The exercise —
In your copy, include every line of the listing below exactly but none of the pictures.

Dataset section —
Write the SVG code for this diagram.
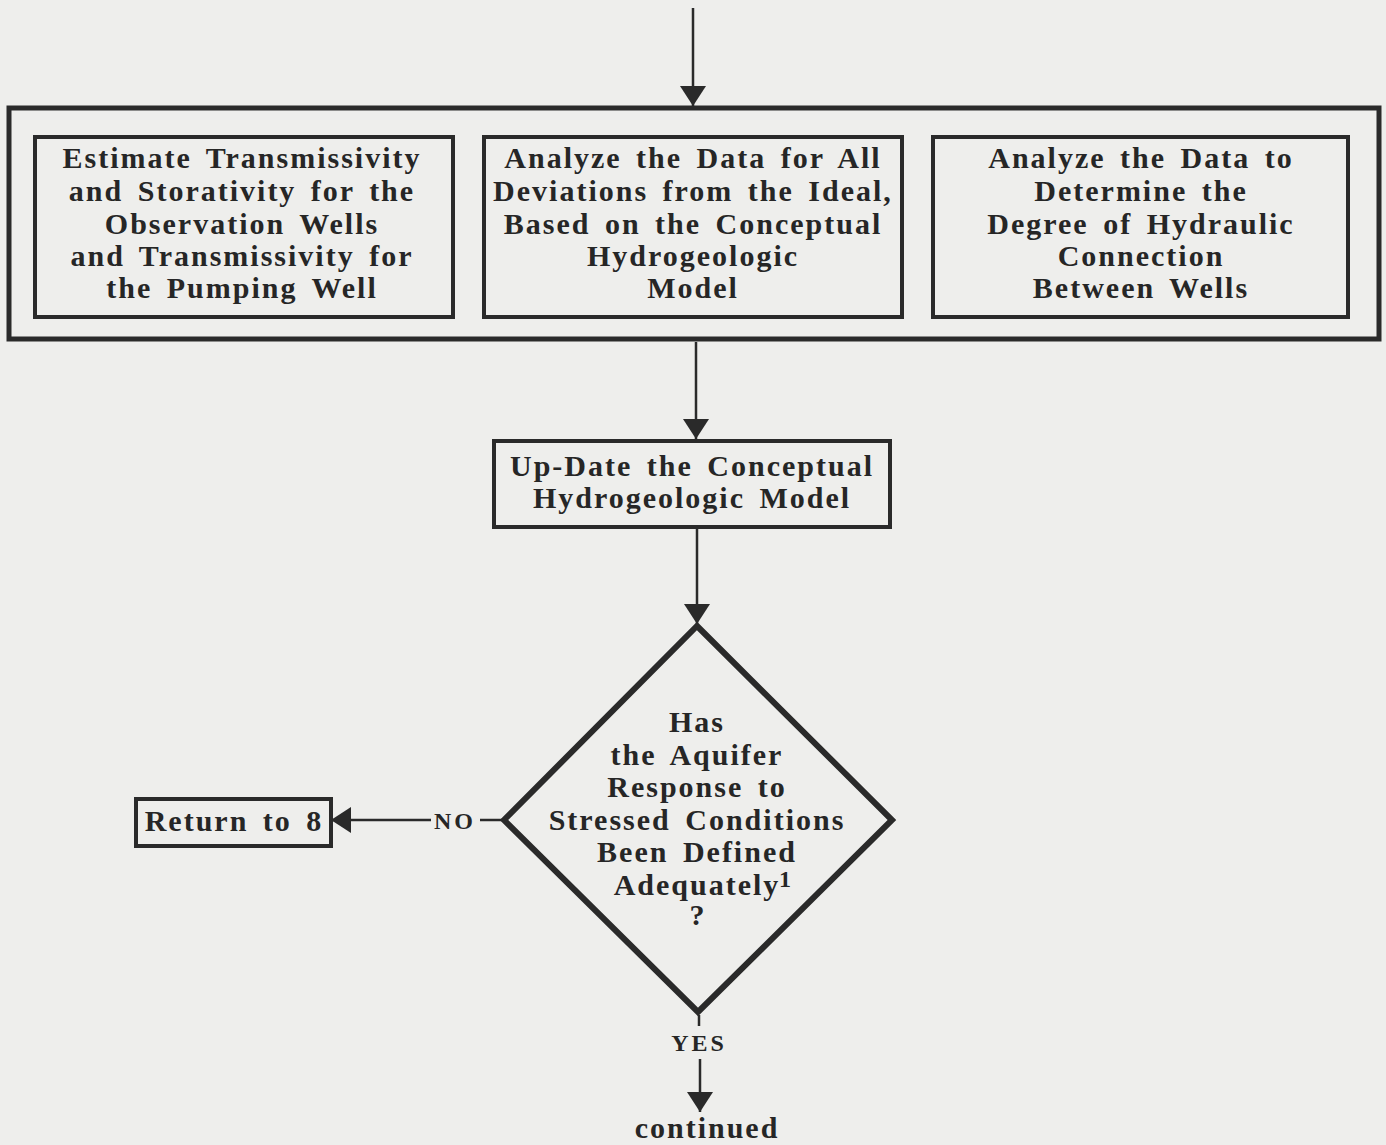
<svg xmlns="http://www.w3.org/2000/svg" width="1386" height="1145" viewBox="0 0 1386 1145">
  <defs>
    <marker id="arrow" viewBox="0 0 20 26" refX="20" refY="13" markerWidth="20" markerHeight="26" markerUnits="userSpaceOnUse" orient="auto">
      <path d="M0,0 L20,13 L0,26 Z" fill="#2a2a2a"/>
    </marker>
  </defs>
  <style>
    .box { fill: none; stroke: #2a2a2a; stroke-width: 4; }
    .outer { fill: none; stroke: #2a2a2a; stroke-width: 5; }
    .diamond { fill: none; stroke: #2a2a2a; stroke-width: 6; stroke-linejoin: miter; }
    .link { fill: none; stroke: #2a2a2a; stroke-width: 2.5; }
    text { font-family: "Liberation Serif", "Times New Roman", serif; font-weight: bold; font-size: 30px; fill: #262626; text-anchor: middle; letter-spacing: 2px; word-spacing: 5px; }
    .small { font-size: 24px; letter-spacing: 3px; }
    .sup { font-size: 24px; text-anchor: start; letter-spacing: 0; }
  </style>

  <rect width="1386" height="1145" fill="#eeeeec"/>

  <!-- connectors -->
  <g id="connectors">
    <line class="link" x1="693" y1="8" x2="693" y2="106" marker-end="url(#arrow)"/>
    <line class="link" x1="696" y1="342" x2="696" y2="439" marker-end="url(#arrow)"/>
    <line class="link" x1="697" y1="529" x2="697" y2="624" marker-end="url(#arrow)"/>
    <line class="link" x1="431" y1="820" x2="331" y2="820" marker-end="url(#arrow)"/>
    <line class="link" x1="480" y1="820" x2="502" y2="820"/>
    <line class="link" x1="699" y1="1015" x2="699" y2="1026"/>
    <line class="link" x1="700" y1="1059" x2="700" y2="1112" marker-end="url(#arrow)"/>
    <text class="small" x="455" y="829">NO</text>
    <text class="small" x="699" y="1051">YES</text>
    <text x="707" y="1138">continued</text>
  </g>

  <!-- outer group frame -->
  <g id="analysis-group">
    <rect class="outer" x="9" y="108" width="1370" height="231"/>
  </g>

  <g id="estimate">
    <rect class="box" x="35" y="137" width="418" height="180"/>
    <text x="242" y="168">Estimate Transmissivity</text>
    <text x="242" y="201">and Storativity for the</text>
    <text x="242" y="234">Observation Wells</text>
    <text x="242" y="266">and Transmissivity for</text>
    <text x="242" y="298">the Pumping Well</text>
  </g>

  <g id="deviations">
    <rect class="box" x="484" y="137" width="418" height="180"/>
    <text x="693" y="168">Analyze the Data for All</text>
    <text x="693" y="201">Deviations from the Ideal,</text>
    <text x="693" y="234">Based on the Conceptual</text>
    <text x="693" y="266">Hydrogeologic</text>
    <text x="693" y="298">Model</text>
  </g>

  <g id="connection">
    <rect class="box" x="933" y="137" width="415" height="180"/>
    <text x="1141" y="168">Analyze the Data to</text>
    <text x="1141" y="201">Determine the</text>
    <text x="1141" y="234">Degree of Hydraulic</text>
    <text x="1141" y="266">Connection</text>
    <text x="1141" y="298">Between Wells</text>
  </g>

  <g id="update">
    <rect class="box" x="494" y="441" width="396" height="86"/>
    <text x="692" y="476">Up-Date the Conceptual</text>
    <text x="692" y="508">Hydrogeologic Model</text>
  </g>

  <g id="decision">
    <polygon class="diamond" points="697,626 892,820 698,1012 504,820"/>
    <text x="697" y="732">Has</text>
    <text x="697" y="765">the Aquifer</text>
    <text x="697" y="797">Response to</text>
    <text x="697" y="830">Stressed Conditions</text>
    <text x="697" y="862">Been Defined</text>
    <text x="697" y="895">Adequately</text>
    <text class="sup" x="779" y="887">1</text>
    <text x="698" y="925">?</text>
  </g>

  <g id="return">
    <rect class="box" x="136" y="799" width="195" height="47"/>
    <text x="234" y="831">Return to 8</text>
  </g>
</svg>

Answer to this problem —
Write the SVG code for this diagram.
<svg xmlns="http://www.w3.org/2000/svg" width="1386" height="1145" viewBox="0 0 1386 1145">
  <defs>
    <marker id="arrow" viewBox="0 0 20 26" refX="20" refY="13" markerWidth="20" markerHeight="26" markerUnits="userSpaceOnUse" orient="auto">
      <path d="M0,0 L20,13 L0,26 Z" fill="#2a2a2a"/>
    </marker>
  </defs>
  <style>
    .box { fill: none; stroke: #2a2a2a; stroke-width: 4; }
    .outer { fill: none; stroke: #2a2a2a; stroke-width: 5; }
    .diamond { fill: none; stroke: #2a2a2a; stroke-width: 6; stroke-linejoin: miter; }
    .link { fill: none; stroke: #2a2a2a; stroke-width: 2.5; }
    text { font-family: "Liberation Serif", "Times New Roman", serif; font-weight: bold; font-size: 30px; fill: #262626; text-anchor: middle; letter-spacing: 2px; word-spacing: 5px; }
    .small { font-size: 24px; letter-spacing: 3px; }
    .sup { font-size: 24px; text-anchor: start; letter-spacing: 0; }
  </style>

  <rect width="1386" height="1145" fill="#eeeeec"/>

  <!-- connectors -->
  <g id="connectors">
    <line class="link" x1="693" y1="8" x2="693" y2="106" marker-end="url(#arrow)"/>
    <line class="link" x1="696" y1="342" x2="696" y2="439" marker-end="url(#arrow)"/>
    <line class="link" x1="697" y1="529" x2="697" y2="624" marker-end="url(#arrow)"/>
    <line class="link" x1="431" y1="820" x2="331" y2="820" marker-end="url(#arrow)"/>
    <line class="link" x1="480" y1="820" x2="502" y2="820"/>
    <line class="link" x1="699" y1="1015" x2="699" y2="1026"/>
    <line class="link" x1="700" y1="1059" x2="700" y2="1112" marker-end="url(#arrow)"/>
    <text class="small" x="455" y="829">NO</text>
    <text class="small" x="699" y="1051">YES</text>
    <text x="707" y="1138">continued</text>
  </g>

  <!-- outer group frame -->
  <g id="analysis-group">
    <rect class="outer" x="9" y="108" width="1370" height="231"/>
  </g>

  <g id="estimate">
    <rect class="box" x="35" y="137" width="418" height="180"/>
    <text x="242" y="168">Estimate Transmissivity</text>
    <text x="242" y="201">and Storativity for the</text>
    <text x="242" y="234">Observation Wells</text>
    <text x="242" y="266">and Transmissivity for</text>
    <text x="242" y="298">the Pumping Well</text>
  </g>

  <g id="deviations">
    <rect class="box" x="484" y="137" width="418" height="180"/>
    <text x="693" y="168">Analyze the Data for All</text>
    <text x="693" y="201">Deviations from the Ideal,</text>
    <text x="693" y="234">Based on the Conceptual</text>
    <text x="693" y="266">Hydrogeologic</text>
    <text x="693" y="298">Model</text>
  </g>

  <g id="connection">
    <rect class="box" x="933" y="137" width="415" height="180"/>
    <text x="1141" y="168">Analyze the Data to</text>
    <text x="1141" y="201">Determine the</text>
    <text x="1141" y="234">Degree of Hydraulic</text>
    <text x="1141" y="266">Connection</text>
    <text x="1141" y="298">Between Wells</text>
  </g>

  <g id="update">
    <rect class="box" x="494" y="441" width="396" height="86"/>
    <text x="692" y="476">Up-Date the Conceptual</text>
    <text x="692" y="508">Hydrogeologic Model</text>
  </g>

  <g id="decision">
    <polygon class="diamond" points="697,626 892,820 698,1012 504,820"/>
    <text x="697" y="732">Has</text>
    <text x="697" y="765">the Aquifer</text>
    <text x="697" y="797">Response to</text>
    <text x="697" y="830">Stressed Conditions</text>
    <text x="697" y="862">Been Defined</text>
    <text x="697" y="895">Adequately</text>
    <text class="sup" x="779" y="887">1</text>
    <text x="698" y="925">?</text>
  </g>

  <g id="return">
    <rect class="box" x="136" y="799" width="195" height="47"/>
    <text x="234" y="831">Return to 8</text>
  </g>
</svg>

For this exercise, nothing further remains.